One of the major areas in which I want to move swiftly forward is the field of aviation. I am convinced that we have reached the point where aviation policy can no longer be confined to regulation of public convenience and safety and to military considerations.
There is a larger role of air transportation to be considered for our general well-being - a larger role than the allocation of air routes, the establishment of safety rules and the procurement of military aircraft. Aviation, like the other elements of our great national transportation systems - our railroads, our highway networks and water routes - affects the general economic health and the conditions of economic growth.
Until now we have only incidentally recognized this role as it relates to overall military problems. The time is overdue for more imaginative consideration of national aviation policy.
For example, the military prototypes will soon no longer provide the impetus for development of new aircraft types. With the rise of the importance of missiles there has been a divergence - if only temporary - between the military requirements and the requirements of our civilian transportation system.

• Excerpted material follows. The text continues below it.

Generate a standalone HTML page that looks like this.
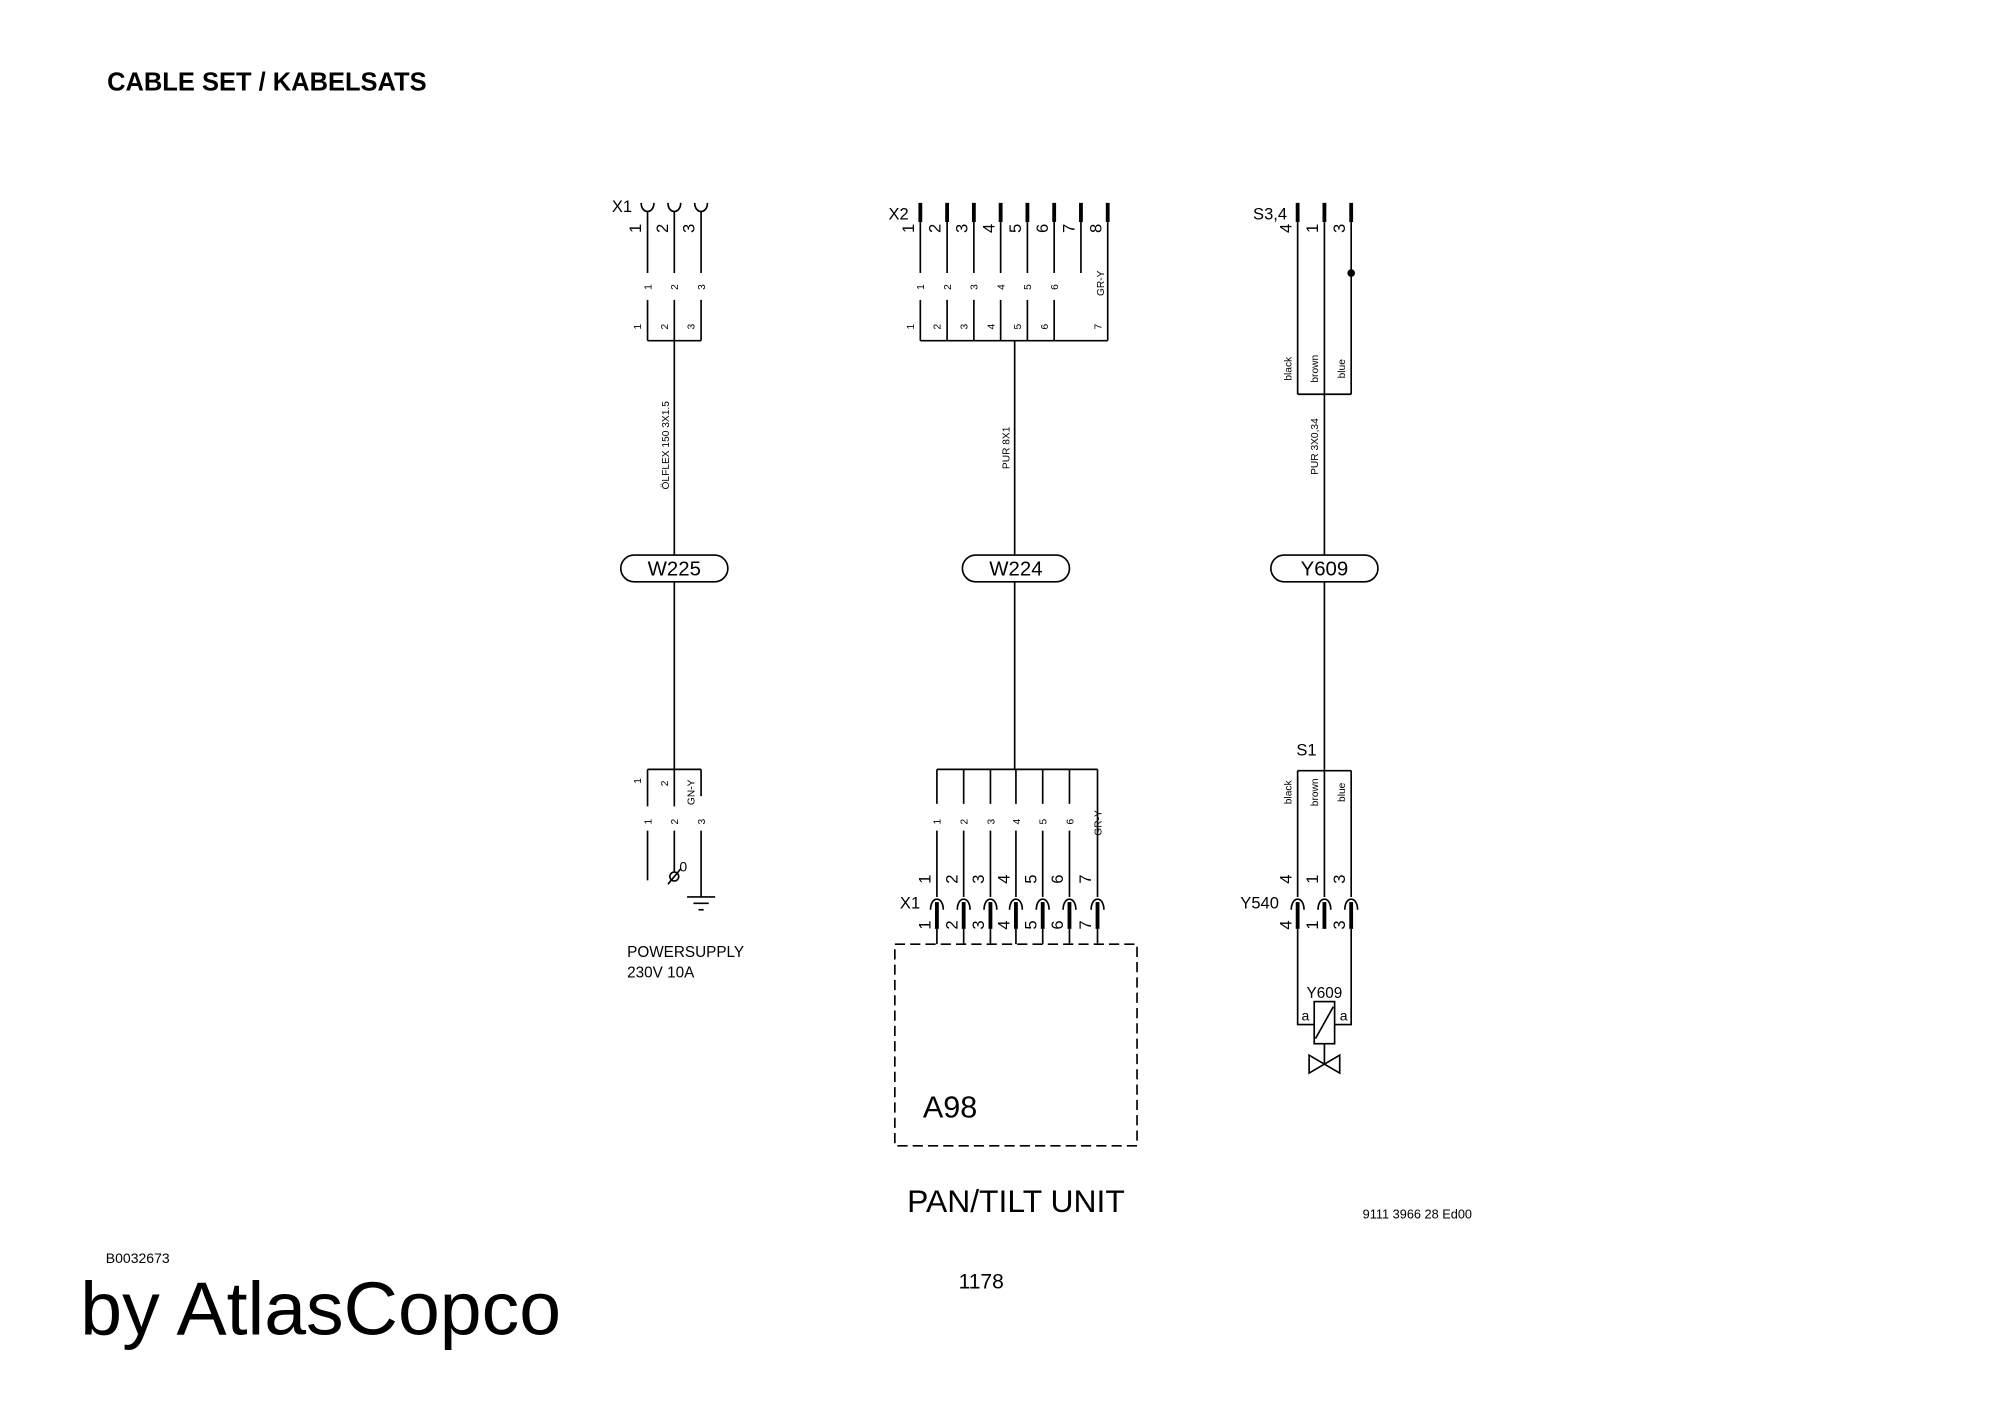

Even now the aviation industry suffers under the task of bringing the jet age to reality while military interest moves into the missile field. Just ahead and already on the drawing boards, are the fully supersonic aircraft, but presently it is clear to no one how this next step is to be financed.
None of us will be content, with the increasing pace of our technology and the requirements of our world leadership, to go about our business at an average rate of several hundred miles an hour.
We are leaving the sound barrier behind and the development of our aviation industry must keep pace. As it now stands the industry cannot do this alone. It must have Government help in the development process. Nor can we longer rely on the accidents of military procurement to determine our civilian future in the air.
The industry is harrassed by the uncertainties of the situation and barely able to help itself, not only because of the staggering cost implications but because of the limitations of policies, good enough at the time, which must be revised and advanced so we may keep ahead in the 1960's.
Unquestionably, we need a new look at American aviation. It needs to be freed from the traditional limitations of Government policy.
We should establish at the earliest opportunity a special Presidential Air Policy Commission to make this reevaluation of our situation in aviation and bring in recommendations as to a permanent national aviation policy before the end of 1961. I would give such a Commission a general charter to examine, in concert with the Defense Department, the present policies controlling procurement of military aircraft. It may be time to elevate the present Federal Aviation Agency to Cabinet status with broad powers over all Government aviation policy except those involving procurement of combat aircraft.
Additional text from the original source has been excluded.